Provide an exact copy of the data, excluding the images.

START Information supplied

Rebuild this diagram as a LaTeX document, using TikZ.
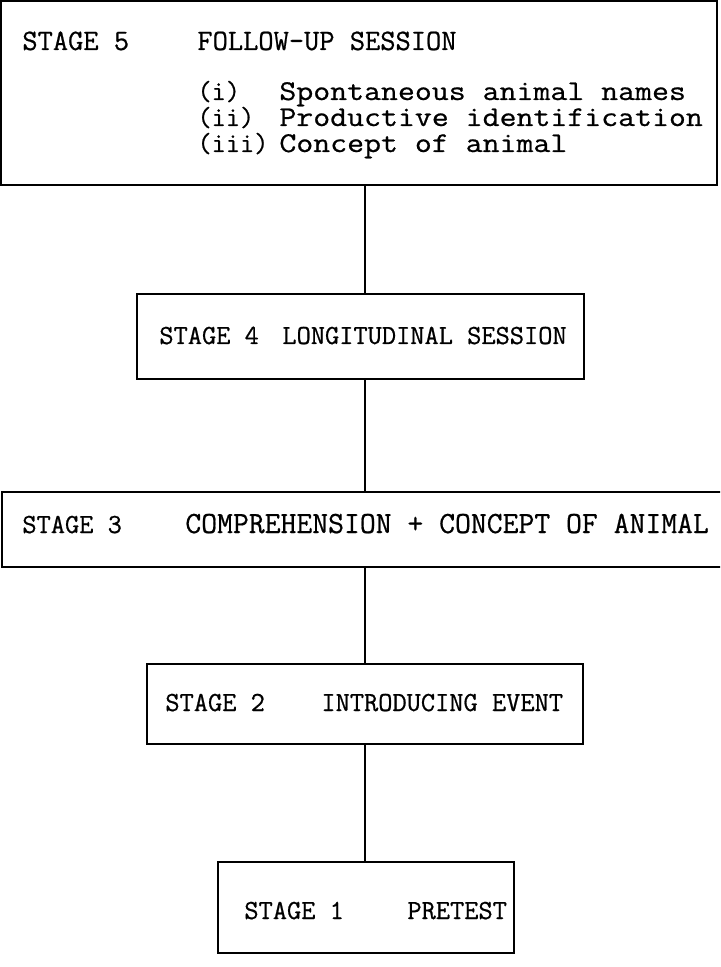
\documentclass[tikz,border=0pt]{standalone}
\usepackage{fontspec}
\newfontfamily\typewriter[FakeBold=0.7]{Latin Modern Mono}
\newfontfamily\typewide[FakeBold=0.7,FakeStretch=1.15]{Latin Modern Mono}
\usetikzlibrary{positioning}
\begin{document}
\begin{tikzpicture}[x=0.5pt,y=-0.5pt]
        % Styles des cadres et des traits
        \tikzstyle{stagebox} = [draw, line width=1pt, inner sep=0pt]
        \tikzstyle{link} = [line width=1.4pt]
        \tikzstyle{txt} = [inner sep=0pt, anchor=base west, font=\fontsize{13.8}{16}\selectfont\typewriter]
        \tikzstyle{toptxt} = [txt, font=\fontsize{14.8}{16}\selectfont\typewriter]
        \tikzstyle{itemtxt} = [txt, font=\fontsize{14.3}{16}\selectfont\typewide]
        \tikzstyle{bigtxt} = [txt, font=\fontsize{15.4}{16}\selectfont\typewriter]

        % Cadre de la page
        \useasboundingbox (0,0) rectangle (720,967);
        \clip (0,0) rectangle (720,967);

        % Les cinq cadres
        \node[stagebox, minimum width=358pt, minimum height=92pt] (s5) at (359,93) {};
        \node[stagebox, minimum width=223.5pt, minimum height=42.5pt] (s4) at (360.5,336.5) {};
        \node[stagebox, minimum width=369pt, minimum height=37.5pt] (s3) at (371,529.5) {};
        \node[stagebox, minimum width=218pt, minimum height=40pt] (s2) at (365,704) {};
        \node[stagebox, minimum width=148pt, minimum height=45.5pt] (s1) at (366,907.5) {};

        % Textes des cadres
        \node[toptxt] (st5) at (22,50) {STAGE 5};
        \node[toptxt] (ti5) at (197,50) {FOLLOW-UP SESSION};
        \foreach \y/\n/\t in {100/i/Spontaneous animal names,126/ii/Productive identification,152/iii/Concept of animal}{
            \node[txt] (num-\n) at (197,\y) {(\n)};
            \node[itemtxt] (it-\n) at (279,\y) {\t};
        }
        \node[txt] (st4) at (159,344) {STAGE 4};
        \node[txt] (ti4) at (282,344) {LONGITUDINAL SESSION};
        \node[txt] (st3) at (22,533) {STAGE 3};
        \node[bigtxt] (ti3) at (185,533) {COMPREHENSION + CONCEPT OF ANIMAL};
        \node[txt] (st2) at (165,711) {STAGE 2};
        \node[txt] (ti2) at (321,711) {INTRODUCING EVENT};
        \node[txt] (st1) at (244,919) {STAGE 1};
        \node[txt] (ti1) at (407,919) {PRETEST};

        % Traits verticaux entre les cadres
        \coordinate (axis) at (365,0);
        \draw[link] (s5.south -| axis) -- (s4.north -| axis);
        \draw[link] (s4.south -| axis) -- (s3.north -| axis);
        \draw[link] (s3.south -| axis) -- (s2.north -| axis);
        \draw[link] (s2.south -| axis) -- (s1.north -| axis);
\end{tikzpicture}
\end{document}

END Information supplied

== Full answer ==
Rebuild this diagram as a LaTeX document, using TikZ.
\documentclass[tikz,border=0pt]{standalone}
\usepackage{fontspec}
\newfontfamily\typewriter[FakeBold=0.7]{Latin Modern Mono}
\newfontfamily\typewide[FakeBold=0.7,FakeStretch=1.15]{Latin Modern Mono}
\usetikzlibrary{positioning}
\begin{document}
\begin{tikzpicture}[x=0.5pt,y=-0.5pt]
        % Styles des cadres et des traits
        \tikzstyle{stagebox} = [draw, line width=1pt, inner sep=0pt]
        \tikzstyle{link} = [line width=1.4pt]
        \tikzstyle{txt} = [inner sep=0pt, anchor=base west, font=\fontsize{13.8}{16}\selectfont\typewriter]
        \tikzstyle{toptxt} = [txt, font=\fontsize{14.8}{16}\selectfont\typewriter]
        \tikzstyle{itemtxt} = [txt, font=\fontsize{14.3}{16}\selectfont\typewide]
        \tikzstyle{bigtxt} = [txt, font=\fontsize{15.4}{16}\selectfont\typewriter]

        % Cadre de la page
        \useasboundingbox (0,0) rectangle (720,967);
        \clip (0,0) rectangle (720,967);

        % Les cinq cadres
        \node[stagebox, minimum width=358pt, minimum height=92pt] (s5) at (359,93) {};
        \node[stagebox, minimum width=223.5pt, minimum height=42.5pt] (s4) at (360.5,336.5) {};
        \node[stagebox, minimum width=369pt, minimum height=37.5pt] (s3) at (371,529.5) {};
        \node[stagebox, minimum width=218pt, minimum height=40pt] (s2) at (365,704) {};
        \node[stagebox, minimum width=148pt, minimum height=45.5pt] (s1) at (366,907.5) {};

        % Textes des cadres
        \node[toptxt] (st5) at (22,50) {STAGE 5};
        \node[toptxt] (ti5) at (197,50) {FOLLOW-UP SESSION};
        \foreach \y/\n/\t in {100/i/Spontaneous animal names,126/ii/Productive identification,152/iii/Concept of animal}{
            \node[txt] (num-\n) at (197,\y) {(\n)};
            \node[itemtxt] (it-\n) at (279,\y) {\t};
        }
        \node[txt] (st4) at (159,344) {STAGE 4};
        \node[txt] (ti4) at (282,344) {LONGITUDINAL SESSION};
        \node[txt] (st3) at (22,533) {STAGE 3};
        \node[bigtxt] (ti3) at (185,533) {COMPREHENSION + CONCEPT OF ANIMAL};
        \node[txt] (st2) at (165,711) {STAGE 2};
        \node[txt] (ti2) at (321,711) {INTRODUCING EVENT};
        \node[txt] (st1) at (244,919) {STAGE 1};
        \node[txt] (ti1) at (407,919) {PRETEST};

        % Traits verticaux entre les cadres
        \coordinate (axis) at (365,0);
        \draw[link] (s5.south -| axis) -- (s4.north -| axis);
        \draw[link] (s4.south -| axis) -- (s3.north -| axis);
        \draw[link] (s3.south -| axis) -- (s2.north -| axis);
        \draw[link] (s2.south -| axis) -- (s1.north -| axis);
\end{tikzpicture}
\end{document}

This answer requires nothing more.